- Genre: Science fiction Action
- Country of origin: United States
- No. of episodes: 26

Production
- Executive producers: Jean Chalopin Andy Heyward Tetsuo Katayama
- Running time: 60 min.
- Production company: DIC Enterprises

Original release
- Network: Syndication
- Release: September 20, 1986 – March 14, 1987

= Photon (TV series) =

Photon is a live action television show that aired in the mid-1980s, which was tied into the Photon lasertag arenas and home game. It was produced by DIC Enterprises as a first run syndicated children's series that ran in various syndicated markets throughout much of the mid-eighties. Animator Shinji Aramaki served as miniature model maker/designer on the special effects team for the series.

==Premise==
Photon follows the adventures of a young high school student, Christopher Jarvis with the alias of "Bhodi Li". Chris discovers that the lasertag game Photon is actually a way to detect the strongest warriors in the galaxy, who will then be recruited to fight the forces of darkness. After shooting his laser gun and saying "The light shines!", he would be transported to a space station to join his fellow Photon Warriors. His alien compatriots include an orphan earthling boy genius named Parcival, a shape-changing blob named Pike, a lizard-like creature named Leon, a cyborg named Lord Baethan, and Tivia, a black ninja princess from Nivia populated by women after the males became extinct. Their mentor is a sentient computer named MOM (Multiple Operation Matrix). The villains' motto is "Let the darkness grow!"

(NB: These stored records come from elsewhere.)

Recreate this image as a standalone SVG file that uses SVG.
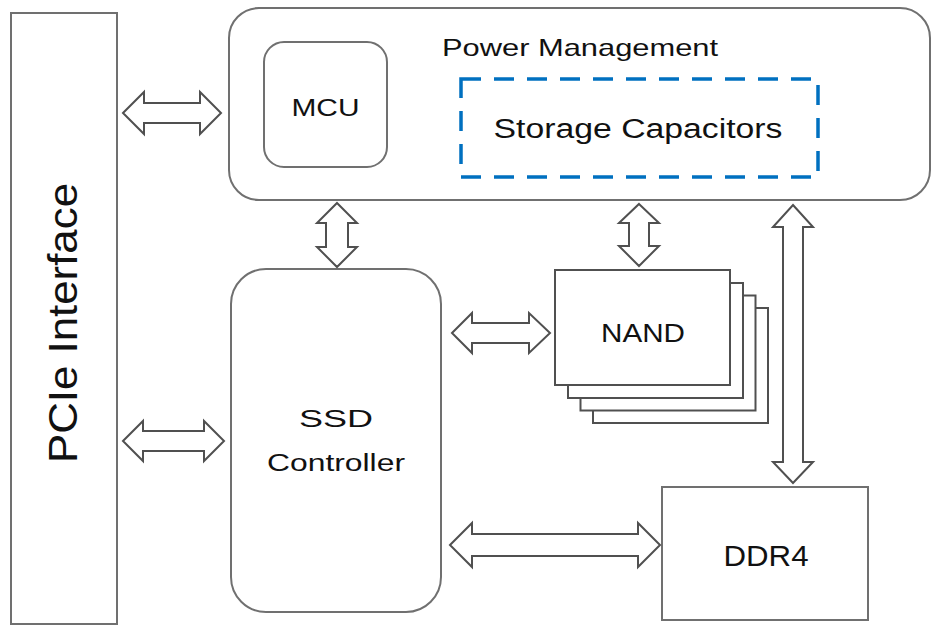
<svg xmlns="http://www.w3.org/2000/svg" width="931" height="626" viewBox="0 0 931 626">
<style>
.box{fill:#fff;stroke:#707070;stroke-width:2}
.nand{fill:#fff;stroke:#505050;stroke-width:2}
.arr{fill:#fff;stroke:#505050;stroke-width:2;stroke-linejoin:miter}
.t{font-family:"Liberation Sans",Arial,sans-serif;fill:#111}
.dash{fill:none;stroke:#0070C0;stroke-width:3.5;stroke-dasharray:20 13}
</style>
<rect width="931" height="626" fill="#fff"/>
<g id="pcie">
<rect class="box" x="11" y="13" width="106" height="611"/>
<text class="t" transform="translate(77,323) rotate(-90)" text-anchor="middle" font-size="41" textLength="280" lengthAdjust="spacingAndGlyphs">PCIe Interface</text>
</g>
<g id="power">
<rect class="box" x="229" y="8" width="701" height="192" rx="30"/>
<text class="t" x="442" y="56" font-size="24" textLength="276" lengthAdjust="spacingAndGlyphs">Power Management</text>
</g>
<g id="mcu">
<rect class="box" x="264" y="42" width="123" height="125" rx="20"/>
<text class="t" x="325.5" y="116" text-anchor="middle" font-size="24" textLength="68" lengthAdjust="spacingAndGlyphs">MCU</text>
</g>
<g id="caps">
<rect class="dash" x="461" y="79" width="357" height="98"/>
<text class="t" x="638" y="138" text-anchor="middle" font-size="27" textLength="289" lengthAdjust="spacingAndGlyphs">Storage Capacitors</text>
</g>
<g id="controller">
<rect class="box" x="231" y="269" width="210" height="343" rx="35"/>
<text class="t" x="336" y="427" text-anchor="middle" font-size="23" textLength="74" lengthAdjust="spacingAndGlyphs">SSD</text>
<text class="t" x="336" y="471" text-anchor="middle" font-size="23" textLength="138" lengthAdjust="spacingAndGlyphs">Controller</text>
</g>
<g id="nand">
<rect class="nand" x="593" y="308" width="175" height="115"/>
<rect class="nand" x="580.5" y="295.5" width="175" height="115"/>
<rect class="nand" x="568" y="283" width="175" height="115"/>
<rect class="nand" x="555" y="270" width="175" height="115"/>
<text class="t" x="643" y="342" text-anchor="middle" font-size="25" textLength="84" lengthAdjust="spacingAndGlyphs">NAND</text>
</g>
<g id="ddr4">
<rect class="box" x="662" y="487" width="206" height="133"/>
<text class="t" x="766" y="566" text-anchor="middle" font-size="30" textLength="85" lengthAdjust="spacingAndGlyphs">DDR4</text>
</g>
<g id="connectors">
<polygon class="arr" points="123,113 144,92 144,103 200,103 200,92 221,113 200,134 200,123 144,123 144,134"/>
<polygon class="arr" points="123,441 143,421 143,431 204,431 204,421 224,441 204,461 204,451 143,451 143,461"/>
<polygon class="arr" points="452,333 472,313 472,323 529,323 529,313 550,333 529,353 529,343 472,343 472,353"/>
<polygon class="arr" points="450,545 472,523 472,534 638,534 638,523 660,545 638,567 638,556 472,556 472,567"/>
<polygon class="arr" points="337,203 357,223 348,223 348,247 357,247 337,267 317,247 326,247 326,223 317,223"/>
<polygon class="arr" points="639,204 659,223 649,223 649,246 659,246 639,266 619,246 629,246 629,223 619,223"/>
<polygon class="arr" points="793,205 813,227 803,227 803,462 813,462 793,483 773,462 783,462 783,227 773,227"/>
</g>
</svg>
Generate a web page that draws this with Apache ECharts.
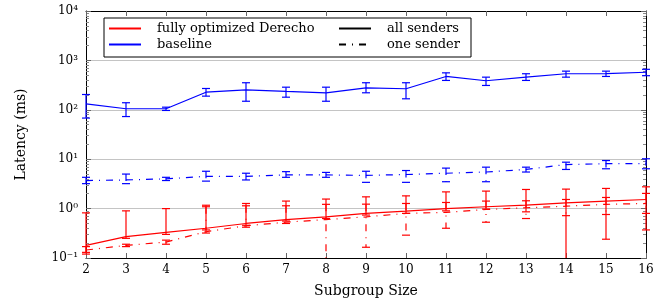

The mission of each faction is to find the Photon crystal on each planet just as it nears the end of its hundred-year charge. If the Photon warriors are the first to shoot the crystal, the planet will be changed into a vital place full of life. If the villains do so, it will become a barren wasteland.

==Cast and characters==
- Bhodi Li (played by Christopher Lockwood)
- Tivia, Princess of Nivia (played by Loretta Haywood)
- Lord Beathan (played by Graham Ravey)
- Parcival (played by Eros Rivers)
- Leon/Sarge (played by Akiyoshi Ono)
- Uncle Pike (played by Kazuhisa Kanamaru)
- Kathy Jarvis (played by Clarissa Reid)
- Barbara Jarvis (played by Tamara Johnson)
- Richard Jarvis (played by Paul Laroque)
- Pirarr (played by Sam Taylor)
- Mandarr/Evan Kiley (played by David Stay)
- Warriarr (played by Satoshi Ishihara)
- Dogarr (played by Deiichi Igarashi)
- Bugarr (played by Yoshito Shiraishi)
- Destructarr (played by Yoshito Nagatsuka)

==Production==
The show was filmed in both the U.S. and Japan. Many of the costumes were designed and worn by people who worked on Super Sentai and other tokusatsu programs in Japan. Production values were rather low, and a majority of the sets were chroma-keyed in.

The show only lasted one season, but it did have a proper series finale.

Directors were Yasuhiro Horiuchi and Koichi Nakajima.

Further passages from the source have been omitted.